Mereka yang dengan konsisten mempertahankan bahwa agama yang mereka anut adalah agama yang paling benar dianggap sebagai penganut agama yang eksklusif, lalu dinaikkan menjadi fanatik, dinaikkan maqamnya menjadi radikal dan ujung-ujungnya mencapai maqam tertinggi teroris…sebuah cara labeling dan branding yang bukan hanya tidak benar tapi juga menyesatkan.

Seorang penganut agama yang taat beribadah dan mengatakan bahwa ibadah yang dia lakukan adalah yang paling benar menurut intelektual liberal akan dianggap sebagai penganut agama yang tertutup dan fanatik. Mereka dilabel menjadi sosok yang menakutkan karena dianggap terlalu komitmen dengan ajaran agama mereka. Tidak terbuka, terlalu tertutup, terlalu saklek dan sebutan miring berat lainnya.

Seorang yang rajin berdakwah dan diperintahkan untuk mengatakan bahwa agama mereka adalah agama yang lurus dipaksa untuk tidak mengatakan itu karena jika hal itu rajin dilakukan berarti dia sedang tidak apresiatif terhadap : inklusivisme, pluralism dan liberalisme. Jualan paling laris di dunia dan dengan dana yang melimpah. Proyek “agama liberal” dianut oleh para intelektual “yang inferiority complex” saat mereka berhadapan dengan peradaban yang selama ini menjadi imam peradaban dunia.
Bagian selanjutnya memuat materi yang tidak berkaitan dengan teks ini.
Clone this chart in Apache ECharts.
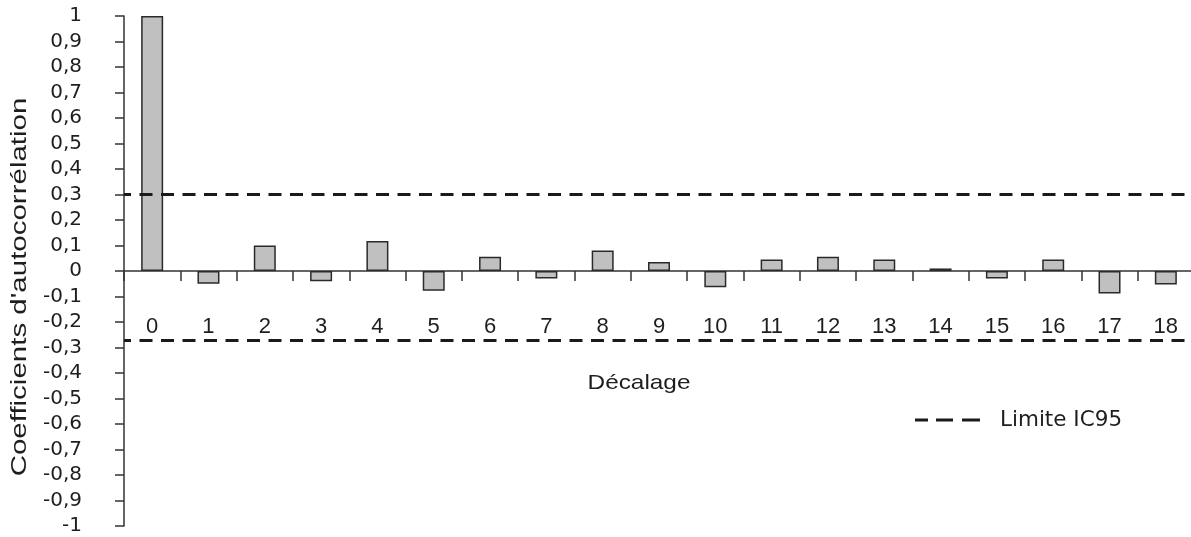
<!DOCTYPE html>
<html>
<head>
<meta charset="utf-8">
<script src="https://cdn.jsdelivr.net/npm/echarts@6/dist/echarts.min.js"></script>
<style>
html,body{margin:0;padding:0;background:#fff;}
#chart{width:1191px;height:537px;}
</style>
</head>
<body>
<div id="chart"></div>
<script>
const categories = ['0','1','2','3','4','5','6','7','8','9','10','11','12','13','14','15','16','17','18'];
const acfValues = [1, -0.05, 0.10, -0.04, 0.118, -0.077, 0.056, -0.029, 0.08, 0.035, -0.064, 0.045, 0.056, 0.045, 0.01, -0.029, 0.045, -0.088, -0.053];
const ciUpper = 0.305;
const ciLower = -0.266;
const yTicks = { min: -1, max: 1, step: 0.1 };
const yAxisTitle = "Coefficients d'autocorrélation";
const xAxisTitle = 'Décalage';
const legendLabel = 'Limite IC95';

const font = '"Liberation Sans", Arial, sans-serif';
const wideFont = '"DejaVu Sans", sans-serif';
const ink = '#1e1e1e';

const chart = echarts.init(document.getElementById('chart'), null, {renderer: 'canvas'});
chart.setOption({
  animation: false,
  backgroundColor: '#fff',
  grid: { left: 124, right: -3, top: 16, bottom: 11, containLabel: false, outerBoundsMode: 'none' },
  legend: {
    show: true,
    left: 915,
    top: 409,
    padding: 0,
    data: [{ name: legendLabel, icon: 'path://M0,0h13v3h-13zM21,0h17v3h-17zM47,0h18v3h-18z' }],
    itemWidth: 65,
    itemHeight: 3,
    textStyle: { fontFamily: wideFont, fontSize: 21.5, color: ink, padding: [0, 0, 0, 15] },
    selectedMode: false
  },
  xAxis: [
    {
      type: 'category',
      data: categories,
      axisLine: { onZero: true, lineStyle: { color: '#333', width: 1.5 } },
      axisTick: { show: true, length: 10, lineStyle: { color: '#333', width: 1.5 } },
      axisLabel: { show: false },
      splitLine: { show: false }
    },
    {
      type: 'category',
      data: categories,
      position: 'bottom',
      offset: -255,
      axisLine: { show: false, onZero: false },
      axisTick: { show: false },
      axisLabel: { margin: 45, fontFamily: font, fontSize: 22, color: ink },
      splitLine: { show: false }
    }
  ],
  yAxis: {
    type: 'value',
    min: yTicks.min,
    max: yTicks.max,
    interval: yTicks.step,
    axisLine: { show: true, lineStyle: { color: '#333', width: 1.5 } },
    axisTick: { show: true, length: 9, lineStyle: { color: '#333', width: 1.5 } },
    axisLabel: {
      margin: 42,
      fontFamily: wideFont,
      fontSize: 20,
      color: ink,
      formatter: v => String(Math.round(v * 10) / 10).replace('.', ',')
    },
    splitLine: { show: false }
  },
  graphic: [
    {
      type: 'text',
      x: 639,
      y: 383,
      scaleX: 1.16,
      style: { text: xAxisTitle, fontFamily: font, fontSize: 21, fill: ink, align: 'center', verticalAlign: 'middle' }
    },
    {
      type: 'text',
      x: 20,
      y: 287,
      rotation: Math.PI / 2,
      scaleX: 1.34,
      style: { text: yAxisTitle, fontFamily: font, fontSize: 22, fill: ink, align: 'center', verticalAlign: 'middle' }
    }
  ],
  series: [
    {
      type: 'bar',
      name: 'ACF',
      data: acfValues,
      barWidth: 22,
      itemStyle: { color: '#c0c0c0', borderColor: '#2a2a2a', borderWidth: 1.5 },
      silent: true
    },
    {
      type: 'line',
      name: legendLabel,
      data: [],
      color: '#1a1a1a',
      lineStyle: { color: '#1a1a1a', type: [13, 8.5], width: 3 },
      markLine: {
        silent: true,
        symbol: ['none', 'none'],
        label: { show: false },
        lineStyle: { color: '#1a1a1a', type: [13, 8.5], dashOffset: 6, width: 3 },
        data: [{ yAxis: ciUpper }, { yAxis: ciLower }]
      }
    }
  ]
});
</script>
</body>
</html>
Mereka yang menerima konsep “agama liberal” ini adalah para pecundang yang bertekuk lutut saat berasa di depan guru-guru mereka yang telah lama menganut “agama liberal”. Mereka terpaksa “cium tangan” sebagai bentuk pengakuan akan kebenaran konsep-konsep yang disorongkan dan dijajakan. Sebagai murid yang tak berdaya mereka dengan serta merta menerima apa yang diajarkan tanpa reserve karena sebelum bergurupun mereka telah dengan mentah-mentah kagum dan menerima semua doktrin yang mereka ajarkan.
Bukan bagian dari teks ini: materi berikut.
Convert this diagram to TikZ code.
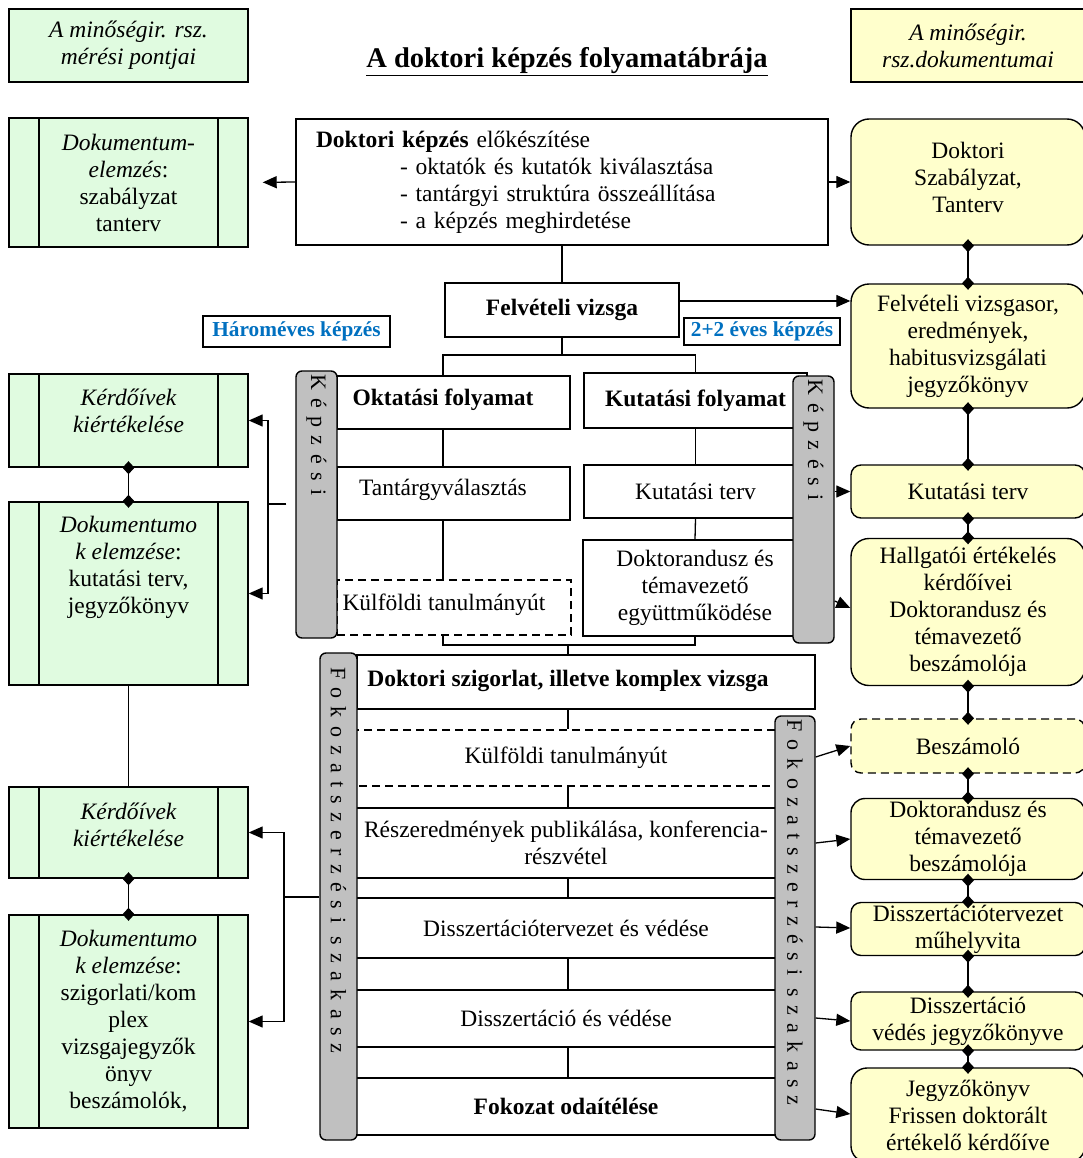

Para liberalis itu tidak lagi menganggap penting simbol-simbol sakral agama.Toh agama nisbi adanya. Tak ada yang mutlak benar. Yang ada mutlak liberal. Agama yang dinodai tidak perlu dibela, tidak perlu dilindungi. Negara jangan cawe-cewe melakukan pembelaan terhadap agama tertentu. Negara harus netral, berdiri di tengah-tengah jangan bela sana bela sini. Sebab kalau ini dilakukan–dalam pandangan mereka—sama artinya dengan menjadikan Negara sebagai Negara agama yang selama ini mereka tentang keras.
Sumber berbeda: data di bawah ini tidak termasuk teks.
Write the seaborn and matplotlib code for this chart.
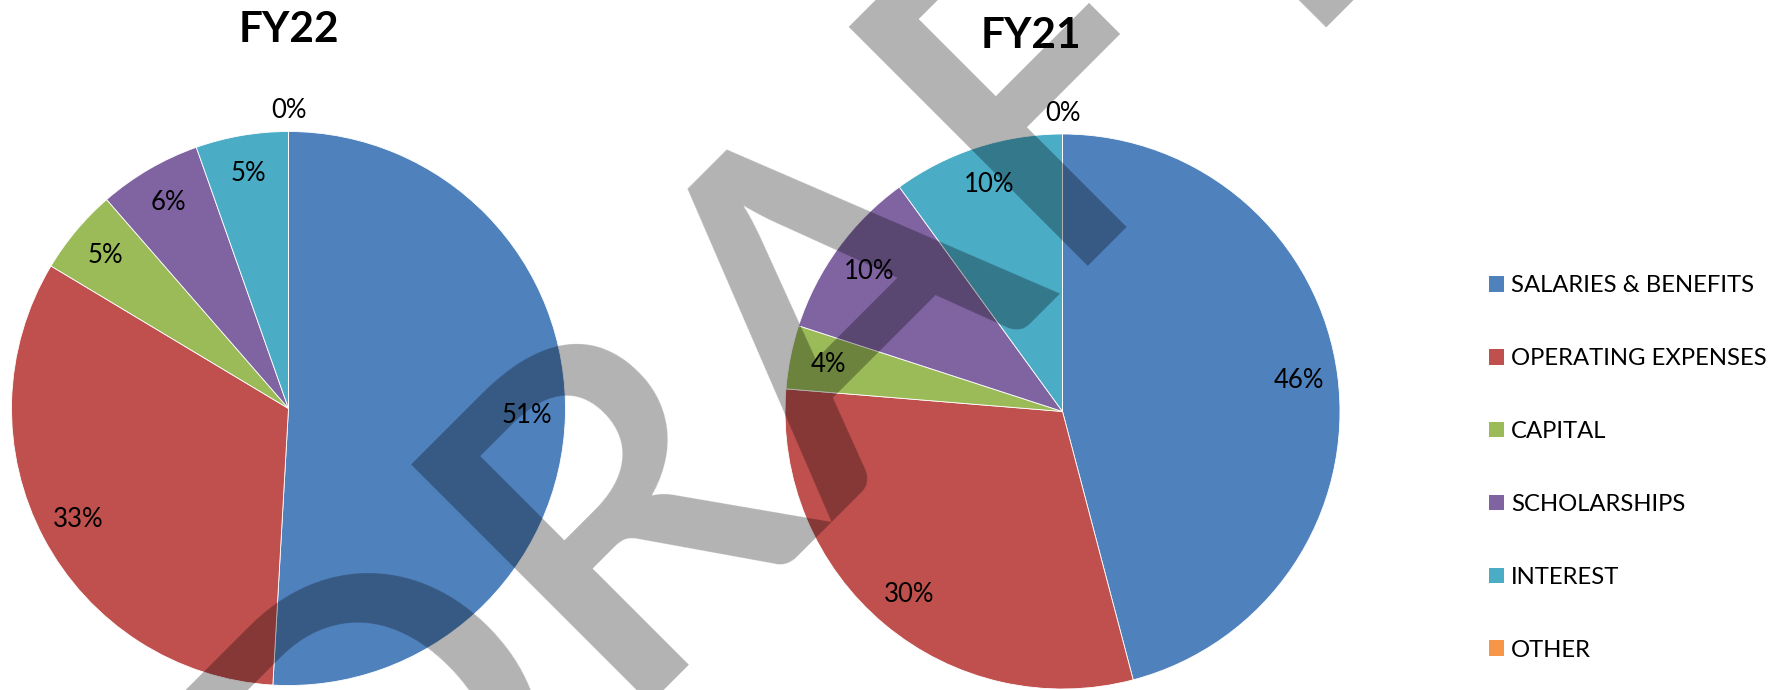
import matplotlib
matplotlib.use("Agg")
import matplotlib.pyplot as plt
from matplotlib.patches import Patch
from matplotlib.font_manager import FontProperties, findfont, get_font
import numpy as np
import seaborn as sns

try:
    from matplotlib.ft2font import LoadFlags
    NO_HINT = LoadFlags.NO_HINTING
except ImportError:  # older matplotlib
    from matplotlib.ft2font import LOAD_NO_HINTING as NO_HINT

# ---------------- data ----------------
categories = ["SALARIES & BENEFITS", "OPERATING EXPENSES", "CAPITAL",
              "SCHOLARSHIPS", "INTEREST", "OTHER"]
fy22_values = [50.9, 32.7, 5.0, 6.0, 5.4, 0.0]
fy21_values = [45.9, 30.4, 3.7, 10.0, 10.0, 0.0]
chart_titles = ["FY22", "FY21"]
colors = ["#4F81BD", "#C0504D", "#9BBB59", "#8064A2", "#4BACC6", "#F79646"]
watermark = "DRAFT"

# ---------------- style ----------------
sns.set_theme(style="white")
plt.rcParams['font.family'] = ['Lato', 'DejaVu Sans']

W, H = 1779, 690
fig = plt.figure(figsize=(W / 100, H / 100), dpi=100)
fig.patch.set_facecolor("white")

# pie geometry in pixels (centre x, centre y from top, radius)
pie_geom = [(288.5, 408.5, 277.0), (1062.5, 411.5, 277.5)]
title_pos = [(288.5, 42.0), (1031.0, 48.5)]


def px_axes(cx, cy, r):
    return fig.add_axes([(cx - r) / W, (H - cy - r) / H, 2 * r / W, 2 * r / H])


for values, title, (cx, cy, r), (tx, ty) in zip([fy22_values, fy21_values],
                                                chart_titles, pie_geom, title_pos):
    ax = px_axes(cx, cy, r)
    wedges, texts, autotexts = ax.pie(
        values, colors=colors, startangle=90, counterclock=False,
        autopct='%.0f%%', pctdistance=0.86,
        wedgeprops=dict(linewidth=0.6, edgecolor='white'),
        textprops=dict(fontsize=18.5, color='black'))
    for w, t, v in zip(wedges, autotexts, values):
        w.set_clip_on(False)
        if v == 0:
            ang = np.deg2rad((w.theta1 + w.theta2) / 2)
            t.set_position((1.075 * np.cos(ang), 1.075 * np.sin(ang)))
    ax.set_xlim(-1, 1)
    ax.set_ylim(-1, 1)
    ax.set_aspect('equal')
    ax.axis('off')
    fig.text(tx / W, 1 - ty / H, title, ha='center', va='baseline',
             fontsize=30.5, fontweight='bold', color='black')

# ---------------- legend ----------------
handles = [Patch(facecolor=c, edgecolor='none', label=lab)
           for c, lab in zip(colors, categories)]
fs_leg = 17.2
fig.legend(handles=handles, loc='center left',
           bbox_to_anchor=(1489 / W, 1 - 468 / H),
           frameon=False, fontsize=fs_leg, labelcolor='black',
           handlelength=0.63, handleheight=0.63, handletextpad=0.3,
           labelspacing=2.17, borderpad=0, borderaxespad=0)

# ---------------- watermark (rotated "DRAFT") ----------------
wm_prop = FontProperties(family='Lato', weight=600)
ft = get_font(findfont(wm_prop))
ft.set_size(1000, 72)  # 1000 px per em


def glyph(ch):
    return ft.load_char(ord(ch), flags=NO_HINT)


def adv(ch):
    return glyph(ch).linearHoriAdvance / 65536 / 1000


def lsb(ch):
    return glyph(ch).horiBearingX / 64 / 1000


cap = glyph('H').height / 64 / 1000
target_cap = 341.0           # px, cap height of the watermark
target_span = 612.0          # px, R stem to F stem along the baseline
span_em = adv('R') + adv('A') + lsb('F') - lsb('R')
S = 0.5 * (target_cap / cap + target_span / span_em)   # em in px
mid_s = 283.7                # along-baseline position of R/F stem midpoint
s_Rstem = mid_s - 0.5 * span_em * S
s_origin = s_Rstem - (adv('D') + lsb('R')) * S
base_sum = 1314.0            # baseline: x + y = const (image px)
ox = (base_sum + s_origin * np.sqrt(2)) / 2
oy = (base_sum - s_origin * np.sqrt(2)) / 2

fig.text(ox / W, 1 - oy / H, watermark, rotation=45, rotation_mode='anchor',
         ha='left', va='baseline', fontproperties=wm_prop,
         fontsize=S * 72 / 100, color='black', alpha=0.3, zorder=10)

fig.savefig("out.png", dpi=100, facecolor='white')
Liberalisme sebenarnya bukan hanya akan membuata gama babak belur karena tidak lagi mendapat perlindungan kesakralan ajarannya dari Negara, namun ini juga akan menimbulkan “huru-hara” di masyarakat jika ada para pemeluk agama yang ngamuk karena sakralitas agama mereka dihinakan. Dalam pandangan pemeluk agama liberal netralitas akan melahirkan kebebasan, namun tidak disadair bahwa dengan cara pikir semacam ini mereka telah dengan sengaja akan mendorong keras pemeluk agama untuk melakukan pembelaan sendiri terhadap agamanya karena peran Negara telah dimandulkan oleh penganut agama liberal. Jika terjadi kericuhan di masyarakat siapa yang berhak menjadi hakim. Bukankah para penganut agama itu adalah warga Negara yang seharusnya bukan hanya fisiknya yang mendapat perlindungan tapi seluruh kepercayaan dan keyakinannya mendapat perlindungan oleh Negara agar Negara tidak mengalami kekacauan.

Liberalisme penuh sebenarnya hanya bisa ada di hutan dimana kebebasan mutlak tidak pernah akan digugat dan dipermasalahkan. Liberalisme mutlak akan menyeret kita pada pola hidup dengan perspektif “ragunan”. Dimana penghuninya bisa menghina, memakan yang lain, memojokkan yang lain, meremehkan yang lain. Telanjang bulat, berhubungan badan di depan penghuni lainnya, dan seterusnya. Kebebasan mutlak artinya kita kembali ke zaman purba, tanpa agama.